** Set problem **
Every line in the data below from the one containing "Convert this chart to Chart.js code." down to the one containing "const yTicks = [58, 60, 62, 64, 66, 68, 70];", both included, must be retyped exactly; no other line is to appear.

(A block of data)
-- -- --
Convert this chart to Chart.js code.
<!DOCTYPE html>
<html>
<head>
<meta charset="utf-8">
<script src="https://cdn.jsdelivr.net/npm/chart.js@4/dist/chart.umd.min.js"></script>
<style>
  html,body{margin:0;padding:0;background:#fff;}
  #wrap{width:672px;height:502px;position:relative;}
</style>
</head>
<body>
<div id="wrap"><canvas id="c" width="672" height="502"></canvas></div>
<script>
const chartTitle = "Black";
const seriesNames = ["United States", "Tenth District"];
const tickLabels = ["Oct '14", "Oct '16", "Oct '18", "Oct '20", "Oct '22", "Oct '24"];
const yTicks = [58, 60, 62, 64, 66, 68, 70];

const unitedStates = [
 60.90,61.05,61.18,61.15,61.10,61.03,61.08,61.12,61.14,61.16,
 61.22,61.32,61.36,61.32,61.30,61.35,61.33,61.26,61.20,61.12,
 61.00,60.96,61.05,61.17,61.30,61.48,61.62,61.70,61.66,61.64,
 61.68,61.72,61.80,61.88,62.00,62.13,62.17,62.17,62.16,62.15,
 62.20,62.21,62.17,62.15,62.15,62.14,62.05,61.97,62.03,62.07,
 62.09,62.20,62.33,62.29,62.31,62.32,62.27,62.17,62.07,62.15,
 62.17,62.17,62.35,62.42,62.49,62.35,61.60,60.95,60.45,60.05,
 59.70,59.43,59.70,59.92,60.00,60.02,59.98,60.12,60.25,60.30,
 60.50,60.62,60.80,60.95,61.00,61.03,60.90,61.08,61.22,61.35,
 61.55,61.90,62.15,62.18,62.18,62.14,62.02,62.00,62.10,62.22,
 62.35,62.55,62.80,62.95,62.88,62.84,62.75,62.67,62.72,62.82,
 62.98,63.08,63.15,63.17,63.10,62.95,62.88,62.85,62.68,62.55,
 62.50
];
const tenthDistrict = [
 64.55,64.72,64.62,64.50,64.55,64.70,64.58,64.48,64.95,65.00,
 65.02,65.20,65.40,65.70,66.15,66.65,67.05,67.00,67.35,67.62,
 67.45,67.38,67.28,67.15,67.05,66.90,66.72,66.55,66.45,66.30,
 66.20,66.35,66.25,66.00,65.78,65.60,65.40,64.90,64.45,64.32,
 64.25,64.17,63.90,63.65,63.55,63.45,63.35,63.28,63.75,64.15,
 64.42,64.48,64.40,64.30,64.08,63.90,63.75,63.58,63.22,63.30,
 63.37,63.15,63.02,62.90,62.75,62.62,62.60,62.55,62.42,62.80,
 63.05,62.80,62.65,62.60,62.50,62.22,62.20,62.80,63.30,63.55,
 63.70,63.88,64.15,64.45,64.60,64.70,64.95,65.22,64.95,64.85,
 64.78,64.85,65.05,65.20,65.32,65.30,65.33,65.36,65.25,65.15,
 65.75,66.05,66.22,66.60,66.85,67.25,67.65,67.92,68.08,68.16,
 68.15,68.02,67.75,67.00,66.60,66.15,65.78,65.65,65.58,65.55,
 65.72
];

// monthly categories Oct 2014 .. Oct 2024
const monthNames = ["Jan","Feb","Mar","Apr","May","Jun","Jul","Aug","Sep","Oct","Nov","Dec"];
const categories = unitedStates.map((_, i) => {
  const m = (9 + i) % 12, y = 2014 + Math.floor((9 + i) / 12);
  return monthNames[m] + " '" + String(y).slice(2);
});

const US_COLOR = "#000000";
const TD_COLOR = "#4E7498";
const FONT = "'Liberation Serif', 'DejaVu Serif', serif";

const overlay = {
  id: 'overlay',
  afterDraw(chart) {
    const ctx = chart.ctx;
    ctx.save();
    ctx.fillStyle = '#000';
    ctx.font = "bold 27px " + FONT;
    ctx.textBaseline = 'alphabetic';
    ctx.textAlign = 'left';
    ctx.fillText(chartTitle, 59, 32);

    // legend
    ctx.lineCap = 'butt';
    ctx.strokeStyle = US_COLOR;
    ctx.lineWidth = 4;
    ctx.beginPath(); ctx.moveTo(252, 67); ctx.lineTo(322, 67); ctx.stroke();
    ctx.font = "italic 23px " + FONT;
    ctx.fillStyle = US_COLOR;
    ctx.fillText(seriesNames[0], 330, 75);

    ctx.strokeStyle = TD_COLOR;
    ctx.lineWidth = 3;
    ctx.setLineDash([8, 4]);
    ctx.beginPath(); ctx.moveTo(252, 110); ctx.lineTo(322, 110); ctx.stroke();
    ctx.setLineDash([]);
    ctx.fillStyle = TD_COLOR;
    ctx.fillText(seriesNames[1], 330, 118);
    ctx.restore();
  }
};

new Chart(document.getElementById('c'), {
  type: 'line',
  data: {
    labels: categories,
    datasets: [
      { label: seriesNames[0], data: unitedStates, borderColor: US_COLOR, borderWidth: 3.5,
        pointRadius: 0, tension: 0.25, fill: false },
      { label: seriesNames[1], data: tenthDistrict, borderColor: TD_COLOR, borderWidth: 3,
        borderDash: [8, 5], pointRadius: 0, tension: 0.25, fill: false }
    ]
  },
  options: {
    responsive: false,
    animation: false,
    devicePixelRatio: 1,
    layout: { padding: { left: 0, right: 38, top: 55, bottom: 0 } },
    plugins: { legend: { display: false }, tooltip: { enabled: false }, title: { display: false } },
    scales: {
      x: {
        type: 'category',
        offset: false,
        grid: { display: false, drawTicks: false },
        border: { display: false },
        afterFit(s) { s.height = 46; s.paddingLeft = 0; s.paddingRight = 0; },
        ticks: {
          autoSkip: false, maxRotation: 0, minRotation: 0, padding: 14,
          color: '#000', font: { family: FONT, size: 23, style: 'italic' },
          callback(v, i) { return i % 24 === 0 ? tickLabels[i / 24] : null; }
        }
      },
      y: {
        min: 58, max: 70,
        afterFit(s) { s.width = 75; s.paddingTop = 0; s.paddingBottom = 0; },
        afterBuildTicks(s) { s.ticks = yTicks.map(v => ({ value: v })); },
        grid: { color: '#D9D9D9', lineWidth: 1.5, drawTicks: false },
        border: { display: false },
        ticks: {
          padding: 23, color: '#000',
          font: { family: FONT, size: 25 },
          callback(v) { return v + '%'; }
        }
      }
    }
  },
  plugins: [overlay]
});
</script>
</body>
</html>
-- -- --
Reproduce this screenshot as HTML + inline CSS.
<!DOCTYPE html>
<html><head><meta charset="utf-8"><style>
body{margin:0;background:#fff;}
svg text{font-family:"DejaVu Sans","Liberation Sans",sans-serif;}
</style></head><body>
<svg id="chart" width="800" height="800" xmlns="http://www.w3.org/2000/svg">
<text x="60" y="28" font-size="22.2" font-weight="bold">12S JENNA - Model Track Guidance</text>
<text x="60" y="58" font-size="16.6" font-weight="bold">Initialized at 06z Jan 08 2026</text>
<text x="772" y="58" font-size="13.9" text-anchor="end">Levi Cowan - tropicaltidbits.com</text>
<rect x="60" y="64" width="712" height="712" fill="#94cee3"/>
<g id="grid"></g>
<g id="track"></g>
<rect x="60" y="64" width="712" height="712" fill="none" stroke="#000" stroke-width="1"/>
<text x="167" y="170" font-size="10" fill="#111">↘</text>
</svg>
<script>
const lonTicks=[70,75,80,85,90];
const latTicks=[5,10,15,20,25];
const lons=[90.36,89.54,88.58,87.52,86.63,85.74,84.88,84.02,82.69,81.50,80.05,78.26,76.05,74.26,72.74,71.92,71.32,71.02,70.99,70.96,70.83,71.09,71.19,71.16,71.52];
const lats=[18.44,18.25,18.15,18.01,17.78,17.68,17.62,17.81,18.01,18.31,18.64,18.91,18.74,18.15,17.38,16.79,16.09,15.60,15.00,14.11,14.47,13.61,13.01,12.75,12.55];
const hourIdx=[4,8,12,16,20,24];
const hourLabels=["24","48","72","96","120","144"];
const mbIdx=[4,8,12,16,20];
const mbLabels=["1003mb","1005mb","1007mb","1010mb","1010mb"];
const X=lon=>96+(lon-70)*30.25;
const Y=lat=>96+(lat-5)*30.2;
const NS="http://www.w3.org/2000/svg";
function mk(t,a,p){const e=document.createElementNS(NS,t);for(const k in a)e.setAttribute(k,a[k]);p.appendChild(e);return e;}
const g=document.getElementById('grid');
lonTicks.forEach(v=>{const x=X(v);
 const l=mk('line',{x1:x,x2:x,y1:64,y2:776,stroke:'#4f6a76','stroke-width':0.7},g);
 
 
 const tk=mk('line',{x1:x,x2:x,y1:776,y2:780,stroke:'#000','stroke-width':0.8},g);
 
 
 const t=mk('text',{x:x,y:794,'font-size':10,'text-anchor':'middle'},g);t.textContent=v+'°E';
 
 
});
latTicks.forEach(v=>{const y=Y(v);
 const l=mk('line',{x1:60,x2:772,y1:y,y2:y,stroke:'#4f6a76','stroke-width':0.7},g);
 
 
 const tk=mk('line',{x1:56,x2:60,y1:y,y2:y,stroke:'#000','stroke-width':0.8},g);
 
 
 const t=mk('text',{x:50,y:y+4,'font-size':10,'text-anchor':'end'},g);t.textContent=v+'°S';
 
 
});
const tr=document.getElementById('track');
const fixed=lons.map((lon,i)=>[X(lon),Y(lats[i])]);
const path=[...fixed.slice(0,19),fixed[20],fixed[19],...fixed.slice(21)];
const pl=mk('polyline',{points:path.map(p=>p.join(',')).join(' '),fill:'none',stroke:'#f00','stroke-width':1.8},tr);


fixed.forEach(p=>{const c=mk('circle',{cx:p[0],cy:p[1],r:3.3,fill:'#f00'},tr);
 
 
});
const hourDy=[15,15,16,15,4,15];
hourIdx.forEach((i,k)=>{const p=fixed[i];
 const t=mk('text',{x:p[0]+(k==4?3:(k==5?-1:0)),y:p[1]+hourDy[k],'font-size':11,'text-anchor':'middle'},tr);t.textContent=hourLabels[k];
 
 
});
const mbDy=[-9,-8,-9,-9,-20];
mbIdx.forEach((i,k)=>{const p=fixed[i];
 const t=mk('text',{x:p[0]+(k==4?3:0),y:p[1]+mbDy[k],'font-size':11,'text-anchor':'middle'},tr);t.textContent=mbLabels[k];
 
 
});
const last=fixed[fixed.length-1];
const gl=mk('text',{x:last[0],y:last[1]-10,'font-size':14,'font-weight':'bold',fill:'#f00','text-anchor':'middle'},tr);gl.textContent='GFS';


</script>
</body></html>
-- -- --
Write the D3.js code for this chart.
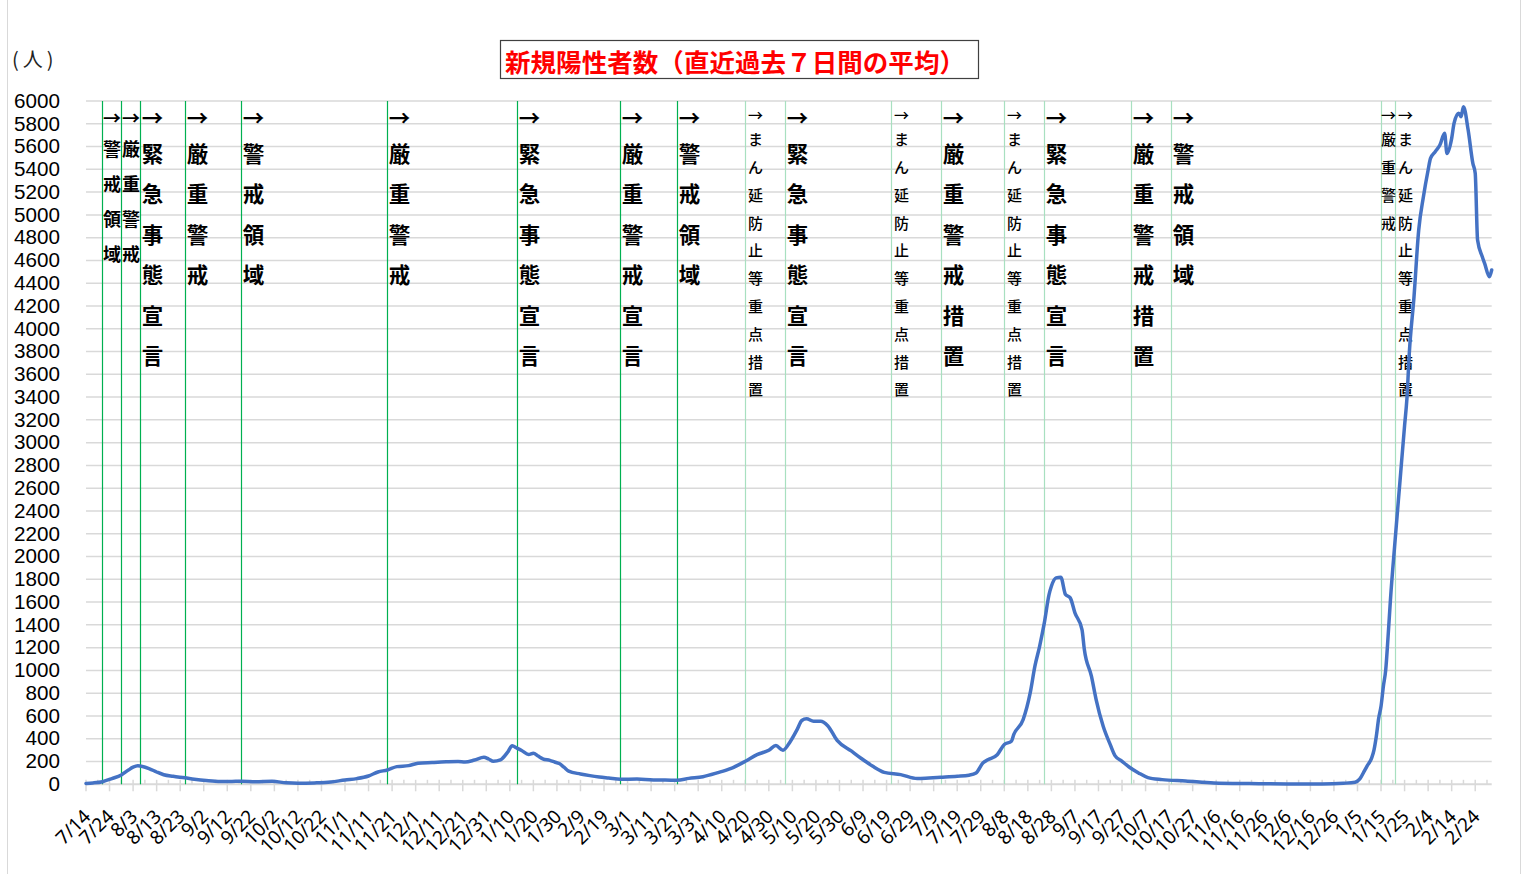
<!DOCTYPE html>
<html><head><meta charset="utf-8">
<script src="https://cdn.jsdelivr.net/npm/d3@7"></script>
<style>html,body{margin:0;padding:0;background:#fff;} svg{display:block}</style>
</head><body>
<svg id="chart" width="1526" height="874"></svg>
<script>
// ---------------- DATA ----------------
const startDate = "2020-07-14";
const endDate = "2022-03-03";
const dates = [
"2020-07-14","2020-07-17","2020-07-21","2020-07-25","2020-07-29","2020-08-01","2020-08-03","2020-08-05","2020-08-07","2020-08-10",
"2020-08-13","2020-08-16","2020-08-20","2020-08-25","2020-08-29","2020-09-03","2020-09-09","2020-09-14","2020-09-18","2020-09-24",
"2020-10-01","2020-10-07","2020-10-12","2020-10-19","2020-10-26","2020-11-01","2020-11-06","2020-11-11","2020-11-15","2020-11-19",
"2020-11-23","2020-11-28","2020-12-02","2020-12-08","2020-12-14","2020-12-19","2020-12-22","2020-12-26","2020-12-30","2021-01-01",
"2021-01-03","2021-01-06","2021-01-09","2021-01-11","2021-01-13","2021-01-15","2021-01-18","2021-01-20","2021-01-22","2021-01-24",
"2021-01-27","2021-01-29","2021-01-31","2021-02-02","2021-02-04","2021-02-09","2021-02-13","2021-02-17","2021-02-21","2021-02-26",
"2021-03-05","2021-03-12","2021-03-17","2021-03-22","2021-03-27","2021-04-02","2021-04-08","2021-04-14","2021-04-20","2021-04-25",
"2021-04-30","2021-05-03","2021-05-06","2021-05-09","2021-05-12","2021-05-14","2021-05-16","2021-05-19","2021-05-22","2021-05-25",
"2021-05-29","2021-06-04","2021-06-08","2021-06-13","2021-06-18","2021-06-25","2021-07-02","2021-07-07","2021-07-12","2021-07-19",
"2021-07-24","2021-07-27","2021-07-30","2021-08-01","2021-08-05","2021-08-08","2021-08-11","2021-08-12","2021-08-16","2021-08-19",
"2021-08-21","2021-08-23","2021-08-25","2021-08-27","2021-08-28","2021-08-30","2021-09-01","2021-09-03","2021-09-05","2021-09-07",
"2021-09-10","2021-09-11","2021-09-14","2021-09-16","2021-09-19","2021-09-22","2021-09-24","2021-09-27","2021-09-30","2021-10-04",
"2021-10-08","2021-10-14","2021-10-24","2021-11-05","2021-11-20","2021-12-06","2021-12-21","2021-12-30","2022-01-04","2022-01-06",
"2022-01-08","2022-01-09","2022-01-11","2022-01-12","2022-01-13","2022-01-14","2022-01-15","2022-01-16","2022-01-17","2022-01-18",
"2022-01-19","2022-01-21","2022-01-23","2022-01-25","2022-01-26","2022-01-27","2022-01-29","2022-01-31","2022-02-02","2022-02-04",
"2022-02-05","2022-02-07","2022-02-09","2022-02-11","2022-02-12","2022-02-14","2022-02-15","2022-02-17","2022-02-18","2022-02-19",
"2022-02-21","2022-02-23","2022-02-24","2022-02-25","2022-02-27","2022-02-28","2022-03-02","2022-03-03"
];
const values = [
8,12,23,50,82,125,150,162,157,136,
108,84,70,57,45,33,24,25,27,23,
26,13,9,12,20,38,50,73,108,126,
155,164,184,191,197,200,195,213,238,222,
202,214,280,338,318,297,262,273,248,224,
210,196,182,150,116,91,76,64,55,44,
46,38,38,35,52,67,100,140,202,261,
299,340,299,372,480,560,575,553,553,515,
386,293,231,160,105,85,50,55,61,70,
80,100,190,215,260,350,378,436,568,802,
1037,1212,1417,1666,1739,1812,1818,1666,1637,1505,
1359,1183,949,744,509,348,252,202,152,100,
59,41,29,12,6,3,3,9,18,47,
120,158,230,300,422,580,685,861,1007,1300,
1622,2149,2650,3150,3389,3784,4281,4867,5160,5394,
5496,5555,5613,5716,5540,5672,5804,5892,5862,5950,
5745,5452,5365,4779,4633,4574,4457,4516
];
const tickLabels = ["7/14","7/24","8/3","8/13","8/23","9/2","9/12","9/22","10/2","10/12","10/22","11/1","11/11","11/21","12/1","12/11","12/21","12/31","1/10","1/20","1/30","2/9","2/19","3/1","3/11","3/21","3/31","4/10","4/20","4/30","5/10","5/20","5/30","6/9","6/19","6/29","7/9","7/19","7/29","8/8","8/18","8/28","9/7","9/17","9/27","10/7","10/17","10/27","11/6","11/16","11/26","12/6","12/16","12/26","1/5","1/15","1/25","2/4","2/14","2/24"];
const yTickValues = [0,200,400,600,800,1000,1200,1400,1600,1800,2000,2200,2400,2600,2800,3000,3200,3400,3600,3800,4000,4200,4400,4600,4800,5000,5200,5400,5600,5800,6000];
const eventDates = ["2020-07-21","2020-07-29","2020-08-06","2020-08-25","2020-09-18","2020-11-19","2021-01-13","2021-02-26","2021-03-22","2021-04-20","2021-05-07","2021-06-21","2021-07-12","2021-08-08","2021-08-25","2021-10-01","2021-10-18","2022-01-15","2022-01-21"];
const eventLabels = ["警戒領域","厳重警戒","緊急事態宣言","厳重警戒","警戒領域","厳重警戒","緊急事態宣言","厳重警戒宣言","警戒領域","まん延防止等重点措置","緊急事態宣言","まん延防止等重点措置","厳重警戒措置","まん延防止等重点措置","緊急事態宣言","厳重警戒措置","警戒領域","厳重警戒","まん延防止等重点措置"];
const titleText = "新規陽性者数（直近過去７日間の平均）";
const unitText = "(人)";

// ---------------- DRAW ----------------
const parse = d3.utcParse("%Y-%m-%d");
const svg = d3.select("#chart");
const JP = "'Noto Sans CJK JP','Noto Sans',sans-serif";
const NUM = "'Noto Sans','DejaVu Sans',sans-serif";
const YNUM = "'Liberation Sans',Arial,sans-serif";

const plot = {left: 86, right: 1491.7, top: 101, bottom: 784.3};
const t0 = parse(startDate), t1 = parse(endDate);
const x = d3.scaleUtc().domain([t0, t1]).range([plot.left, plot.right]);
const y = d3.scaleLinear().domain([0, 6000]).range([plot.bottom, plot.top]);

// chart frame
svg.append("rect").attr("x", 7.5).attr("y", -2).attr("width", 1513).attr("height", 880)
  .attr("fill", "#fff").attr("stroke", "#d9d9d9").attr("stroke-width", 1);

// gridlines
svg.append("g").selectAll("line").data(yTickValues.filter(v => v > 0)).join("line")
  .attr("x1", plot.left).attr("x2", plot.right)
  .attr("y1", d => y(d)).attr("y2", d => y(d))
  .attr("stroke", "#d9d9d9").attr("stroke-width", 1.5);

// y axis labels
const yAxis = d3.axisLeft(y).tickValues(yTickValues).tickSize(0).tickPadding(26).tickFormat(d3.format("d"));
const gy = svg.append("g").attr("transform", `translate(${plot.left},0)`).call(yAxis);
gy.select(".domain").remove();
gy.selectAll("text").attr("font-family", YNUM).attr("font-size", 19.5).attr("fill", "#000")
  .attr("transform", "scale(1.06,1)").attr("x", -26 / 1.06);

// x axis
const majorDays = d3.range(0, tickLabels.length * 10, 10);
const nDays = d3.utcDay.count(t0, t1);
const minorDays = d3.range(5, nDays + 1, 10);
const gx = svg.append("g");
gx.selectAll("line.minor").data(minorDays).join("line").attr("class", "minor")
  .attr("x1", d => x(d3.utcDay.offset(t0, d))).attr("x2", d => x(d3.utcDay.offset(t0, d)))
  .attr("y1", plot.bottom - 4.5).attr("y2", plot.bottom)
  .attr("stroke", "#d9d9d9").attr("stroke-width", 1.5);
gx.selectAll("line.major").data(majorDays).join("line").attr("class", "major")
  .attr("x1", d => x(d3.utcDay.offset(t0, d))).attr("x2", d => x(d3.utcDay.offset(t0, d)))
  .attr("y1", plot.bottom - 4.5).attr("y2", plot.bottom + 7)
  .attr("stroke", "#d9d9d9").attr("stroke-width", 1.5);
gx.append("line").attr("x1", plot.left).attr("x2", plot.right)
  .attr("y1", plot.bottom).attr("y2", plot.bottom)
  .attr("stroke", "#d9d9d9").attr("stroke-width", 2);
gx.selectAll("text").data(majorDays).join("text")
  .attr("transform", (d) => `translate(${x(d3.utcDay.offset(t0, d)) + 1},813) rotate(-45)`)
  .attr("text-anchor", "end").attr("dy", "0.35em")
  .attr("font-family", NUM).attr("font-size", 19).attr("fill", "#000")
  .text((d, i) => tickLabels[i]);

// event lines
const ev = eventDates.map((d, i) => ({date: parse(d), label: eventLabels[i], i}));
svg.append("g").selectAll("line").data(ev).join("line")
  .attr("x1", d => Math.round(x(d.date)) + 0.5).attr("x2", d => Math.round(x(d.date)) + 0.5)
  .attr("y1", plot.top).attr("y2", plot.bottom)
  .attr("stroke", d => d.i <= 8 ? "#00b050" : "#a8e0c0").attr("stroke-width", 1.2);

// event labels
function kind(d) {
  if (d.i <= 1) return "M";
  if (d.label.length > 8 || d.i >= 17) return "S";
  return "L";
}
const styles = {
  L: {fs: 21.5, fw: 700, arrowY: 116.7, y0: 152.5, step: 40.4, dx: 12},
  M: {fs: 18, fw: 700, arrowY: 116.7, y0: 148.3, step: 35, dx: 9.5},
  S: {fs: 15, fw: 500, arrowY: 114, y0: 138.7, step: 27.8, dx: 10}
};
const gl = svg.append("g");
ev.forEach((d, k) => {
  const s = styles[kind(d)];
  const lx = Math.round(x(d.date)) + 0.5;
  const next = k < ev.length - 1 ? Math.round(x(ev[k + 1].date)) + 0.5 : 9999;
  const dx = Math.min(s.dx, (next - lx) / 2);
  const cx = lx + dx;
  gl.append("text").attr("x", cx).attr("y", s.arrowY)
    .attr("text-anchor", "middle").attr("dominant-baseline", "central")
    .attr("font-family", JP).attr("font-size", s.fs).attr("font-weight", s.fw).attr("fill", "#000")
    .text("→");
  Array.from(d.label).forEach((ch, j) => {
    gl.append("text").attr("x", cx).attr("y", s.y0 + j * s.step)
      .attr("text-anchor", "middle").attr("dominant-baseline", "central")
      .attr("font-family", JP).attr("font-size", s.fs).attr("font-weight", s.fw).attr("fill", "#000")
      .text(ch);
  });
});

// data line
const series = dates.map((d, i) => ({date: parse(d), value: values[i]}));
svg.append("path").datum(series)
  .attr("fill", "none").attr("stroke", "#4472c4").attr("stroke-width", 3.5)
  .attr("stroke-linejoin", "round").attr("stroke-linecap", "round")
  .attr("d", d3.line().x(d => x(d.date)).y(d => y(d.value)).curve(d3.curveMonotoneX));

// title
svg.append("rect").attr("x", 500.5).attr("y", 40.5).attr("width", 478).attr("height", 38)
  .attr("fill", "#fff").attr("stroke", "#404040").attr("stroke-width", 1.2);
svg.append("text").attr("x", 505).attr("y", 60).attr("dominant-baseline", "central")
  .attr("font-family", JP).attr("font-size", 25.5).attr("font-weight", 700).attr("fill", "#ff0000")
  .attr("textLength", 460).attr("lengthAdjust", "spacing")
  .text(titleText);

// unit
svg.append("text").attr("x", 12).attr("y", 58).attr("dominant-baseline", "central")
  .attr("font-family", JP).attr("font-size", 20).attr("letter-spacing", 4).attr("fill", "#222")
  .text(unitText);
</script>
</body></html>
-- -- --
** The output **
Convert this chart to Chart.js code.
<!DOCTYPE html>
<html>
<head>
<meta charset="utf-8">
<script src="https://cdn.jsdelivr.net/npm/chart.js@4/dist/chart.umd.min.js"></script>
<style>
  html,body{margin:0;padding:0;background:#fff;}
  #wrap{width:672px;height:502px;position:relative;}
</style>
</head>
<body>
<div id="wrap"><canvas id="c" width="672" height="502"></canvas></div>
<script>
const chartTitle = "Black";
const seriesNames = ["United States", "Tenth District"];
const tickLabels = ["Oct '14", "Oct '16", "Oct '18", "Oct '20", "Oct '22", "Oct '24"];
const yTicks = [58, 60, 62, 64, 66, 68, 70];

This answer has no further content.